▸ **AIM OF THE EXERCISE**
Extract only the first line of the listing and every line after it up to and including the one with "plt.rcParams['font.family'] = ['Liberation". Omit the pictures.

▸ **Figure scripts**
☆ ☆ ☆ ☆ ☆ ☆ ☆

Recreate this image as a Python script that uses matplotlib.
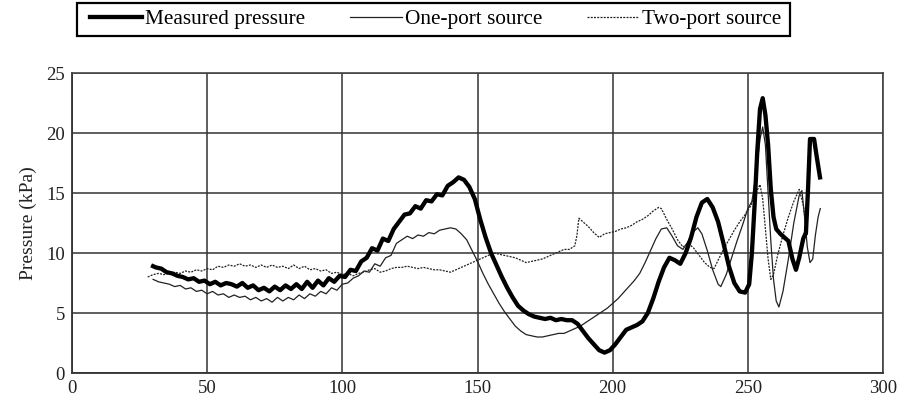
import matplotlib
matplotlib.use("Agg")
import matplotlib.pyplot as plt
from matplotlib.patches import Rectangle

plt.rcParams['font.family'] = ['Liberation Serif', 'DejaVu Serif']

# ---- data ----
measured_x = [30, 31, 33, 35, 37, 39, 41, 43, 45, 47, 49, 51, 53, 55, 57, 59, 61, 63, 65, 67,
              69, 71, 73, 75, 77, 79, 81, 83, 85, 87, 89, 91, 93, 95, 97, 99, 101, 103, 105, 107,
              109, 111, 113, 115, 117, 119, 121, 123, 125, 127, 129, 131, 133, 135, 137, 139, 141, 143, 145, 147,
              149, 151, 153, 155, 157, 159, 161, 163, 165, 167, 169, 171, 173, 175, 177, 179, 181, 183, 185, 187,
              189, 191, 193, 195, 197, 199, 201, 203, 205, 207, 209, 211, 213, 215, 217, 219, 221, 223, 225, 227,
              229, 231, 233, 235, 237, 239, 241, 243, 245, 247, 249, 250.5, 251.5, 252.5, 253.5, 254.5, 255.5, 256.5, 257.5, 258.5,
              259.5, 260.5, 262, 263.5, 265, 266.5, 267.8, 269, 270.5, 271.5, 272.3, 273, 274.5, 275.5, 276.7]
measured_y = [8.9, 8.8, 8.7, 8.4, 8.3, 8.1, 8.0, 7.8, 7.9, 7.6, 7.7, 7.4, 7.6, 7.3, 7.5, 7.4, 7.2, 7.5, 7.1, 7.3,
              6.9, 7.1, 6.8, 7.2, 6.9, 7.3, 7.0, 7.4, 7.0, 7.6, 7.1, 7.7, 7.3, 7.9, 7.6, 8.1, 8.0, 8.6, 8.5, 9.3,
              9.6, 10.4, 10.2, 11.2, 11.0, 12.0, 12.6, 13.2, 13.3, 13.9, 13.7, 14.4, 14.3, 14.9, 14.8, 15.6, 15.9, 16.3, 16.1, 15.5,
              14.5, 12.8, 11.3, 10.0, 9.0, 8.0, 7.1, 6.3, 5.6, 5.2, 4.9, 4.7, 4.6, 4.5, 4.6, 4.4, 4.5, 4.4, 4.4, 4.1,
              3.5, 2.9, 2.4, 1.9, 1.7, 1.9, 2.4, 3.0, 3.6, 3.8, 4.0, 4.3, 5.0, 6.2, 7.6, 8.8, 9.6, 9.4, 9.1, 10.0,
              11.3, 13.0, 14.2, 14.5, 13.8, 12.6, 10.8, 8.9, 7.5, 6.8, 6.7, 7.4, 10.0, 14.0, 18.5, 22.0, 22.9, 21.5, 19.0, 15.3,
              13.0, 12.0, 11.6, 11.3, 11.0, 9.5, 8.6, 9.6, 11.2, 11.7, 15.5, 19.5, 19.5, 18.0, 16.3]

oneport_x = [30, 32, 34, 36, 38, 40, 42, 44, 46, 48, 50, 52, 54, 56, 58, 60, 62, 64, 66, 68,
             70, 72, 74, 76, 78, 80, 82, 84, 86, 88, 90, 92, 94, 96, 98, 100, 102, 104, 106, 108,
             110, 112, 114, 116, 118, 120, 122, 124, 126, 128, 130, 132, 134, 136, 138, 140, 142, 144, 146, 148,
             150, 152, 154, 156, 158, 160, 162, 164, 166, 168, 170, 172, 174, 176, 178, 180, 182, 184, 186, 188,
             190, 192, 194, 196, 198, 200, 202, 204, 206, 208, 210, 212, 214, 216, 218, 220, 222, 224, 226, 228,
             230, 231.5, 233, 235, 237, 239, 240, 242, 244, 246, 248, 250, 251.5, 253, 254.5, 255.5, 256.5, 257.5, 258.5, 259.5,
             260.5, 261.5, 263, 265, 267, 269, 270, 271, 272, 273, 274, 275, 276, 276.8]
oneport_y = [7.8, 7.6, 7.5, 7.4, 7.2, 7.3, 7.0, 7.1, 6.8, 6.9, 6.6, 6.8, 6.5, 6.6, 6.3, 6.5, 6.3, 6.4, 6.1, 6.3,
             6.0, 6.2, 5.9, 6.3, 6.0, 6.3, 6.1, 6.5, 6.2, 6.6, 6.4, 6.8, 6.6, 7.1, 6.9, 7.4, 7.5, 7.9, 8.1, 8.5,
             8.4, 9.1, 8.9, 9.6, 9.8, 10.8, 11.1, 11.4, 11.2, 11.5, 11.4, 11.7, 11.6, 11.9, 12.0, 12.1, 12.0, 11.6, 11.1, 10.2,
             9.3, 8.3, 7.4, 6.6, 5.8, 5.1, 4.5, 3.9, 3.5, 3.2, 3.1, 3.0, 3.0, 3.1, 3.2, 3.3, 3.3, 3.5, 3.7, 3.9,
             4.2, 4.5, 4.8, 5.1, 5.4, 5.8, 6.2, 6.7, 7.2, 7.7, 8.3, 9.2, 10.2, 11.2, 12.0, 12.1, 11.4, 10.6, 10.3, 11.0,
             11.8, 12.1, 11.6, 10.2, 8.6, 7.4, 7.2, 8.2, 9.6, 11.0, 12.3, 13.7, 14.3, 16.5, 19.5, 20.5, 19.0, 15.0, 11.0, 7.8,
             6.0, 5.5, 6.8, 9.5, 12.5, 14.8, 15.2, 13.0, 10.5, 9.2, 9.5, 11.5, 13.0, 13.7]

twoport_x = [28, 30, 32, 34, 36, 38, 40, 42, 44, 46, 48, 50, 52, 54, 56, 58, 60, 62, 64, 66,
             68, 70, 72, 74, 76, 78, 80, 82, 84, 86, 88, 90, 92, 94, 96, 98, 100, 102, 104, 106,
             108, 110, 112, 114, 116, 118, 120, 122, 124, 126, 128, 130, 132, 134, 136, 138, 140, 142, 144, 146,
             148, 150, 152, 154, 156, 158, 160, 162, 164, 166, 168, 170, 172, 174, 176, 178, 180, 182, 184, 186,
             186.8, 187.5, 189, 191, 193, 195, 197, 199, 201, 203, 205, 207, 209, 211, 213, 215, 217, 218, 220, 222,
             224, 226, 228, 230, 232, 234, 236, 237.5, 239, 241, 243, 245, 247, 249, 251, 253, 254.5, 255.5, 256.5, 257.5,
             258.5, 259.5, 261, 263, 265, 267, 269, 270.5, 272]
twoport_y = [8.0, 8.2, 8.3, 8.2, 8.3, 8.4, 8.3, 8.5, 8.4, 8.6, 8.5, 8.7, 8.6, 8.9, 8.8, 9.0, 8.9, 9.1, 8.9, 9.0,
             8.8, 9.0, 8.8, 9.0, 8.8, 8.9, 8.7, 9.0, 8.7, 8.9, 8.6, 8.7, 8.5, 8.6, 8.3, 8.4, 8.2, 8.3, 8.1, 8.3,
             8.4, 8.6, 8.7, 8.4, 8.5, 8.7, 8.8, 8.8, 8.9, 8.8, 8.7, 8.8, 8.7, 8.6, 8.6, 8.5, 8.4, 8.6, 8.8, 9.0,
             9.2, 9.4, 9.6, 9.8, 10.0, 9.9, 9.8, 9.7, 9.6, 9.4, 9.2, 9.3, 9.4, 9.5, 9.7, 9.9, 10.1, 10.3, 10.3, 10.6,
             11.5, 12.9, 12.6, 12.2, 11.7, 11.3, 11.6, 11.7, 11.8, 12.0, 12.1, 12.3, 12.6, 12.8, 13.1, 13.5, 13.8, 13.7, 12.8, 12.0,
             11.1, 10.5, 10.8, 10.4, 9.8, 9.2, 8.8, 8.7, 9.4, 10.3, 11.1, 11.9, 12.6, 13.2, 13.9, 15.0, 15.7, 14.5, 12.0, 9.5,
             7.8, 8.2, 9.8, 11.5, 13.0, 14.3, 15.3, 14.0, 11.5]

x_ticks = [0, 50, 100, 150, 200, 250, 300]
y_ticks = [0, 5, 10, 15, 20, 25]

# ---- figure ----
W, H = 906, 407
fig = plt.figure(figsize=(W / 100, H / 100), dpi=100)
ax = fig.add_axes([72 / W, 1 - 373 / H, 811 / W, 300 / H])

ax.plot(twoport_x, twoport_y, color='#222222', lw=0.9, ls=(0, (1.6, 1.0)), label='Two-port source', zorder=3)
ax.plot(oneport_x, oneport_y, color='#222222', lw=0.9, label='One-port source', zorder=3)
ax.plot(measured_x, measured_y, color='black', lw=3.1, label='Measured pressure', zorder=4)

ax.set_xlim(0, 300)
ax.set_ylim(0, 25)
ax.set_xticks(x_ticks)
ax.set_yticks(y_ticks)
ax.tick_params(length=0, labelsize=13.5, pad=5, colors='#222222')
ax.grid(True, color='#333333', lw=1.1)
ax.set_axisbelow(True)
ax.set_ylabel('Pressure (kPa)', fontsize=14, labelpad=7, color='#222222')

for s in ['left', 'bottom']:
    ax.spines[s].set_color('#333333')
    ax.spines[s].set_linewidth(1.3)
for s in ['top', 'right']:
    ax.spines[s].set_color('#444444')
    ax.spines[s].set_linewidth(1.2)
    ax.spines[s].set_linestyle((0, (1, 1)))

# legend box drawn in figure pixels
fig.patches.append(Rectangle((77 / W, 1 - 36 / H), 713 / W, 33 / H, transform=fig.transFigure,
                             facecolor='white', edgecolor='black', lw=1.6, zorder=1))

h, l = ax.get_legend_handles_labels()
order = [2, 1, 0]
leg = fig.legend([h[i] for i in order], [l[i] for i in order],
                 loc='center left', bbox_to_anchor=(90 / W, 1 - 19.5 / H),
                 ncol=3, fontsize=15.3, frameon=False,
                 handlelength=2.45, handletextpad=0.15, borderaxespad=0, borderpad=0,
                 columnspacing=2.1)
leg.set_zorder(5)

fig.savefig('out.png', dpi=100)
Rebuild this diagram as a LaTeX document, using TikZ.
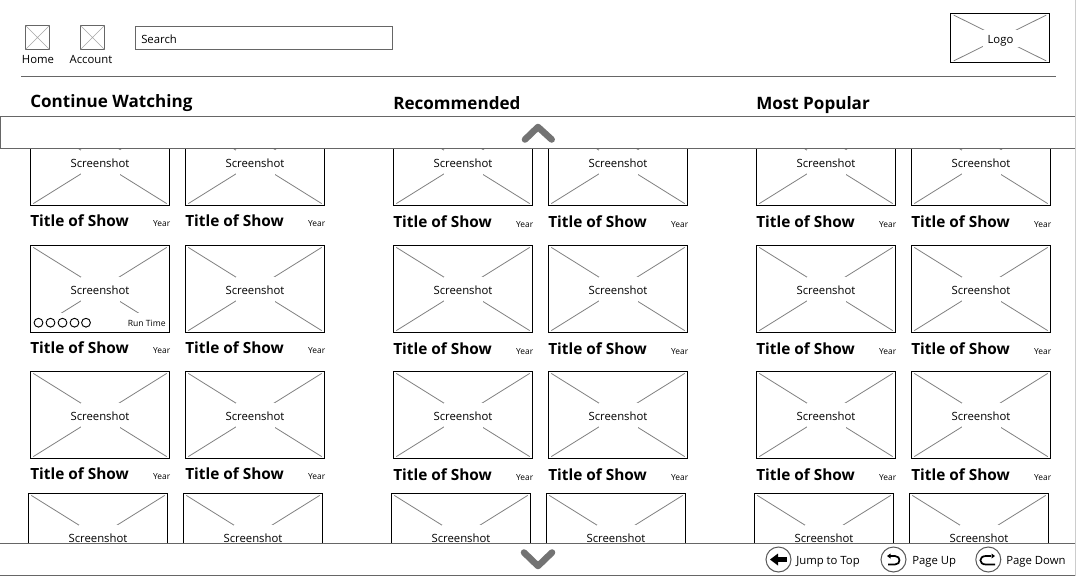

☆ ☆ ☆ ☆ ☆ ☆ ☆

▸ **REPLY**
Recreate this image as a Python script that uses matplotlib.
import matplotlib
matplotlib.use("Agg")
import matplotlib.pyplot as plt
from matplotlib.patches import Rectangle

plt.rcParams['font.family'] = ['Liberation Serif', 'DejaVu Serif']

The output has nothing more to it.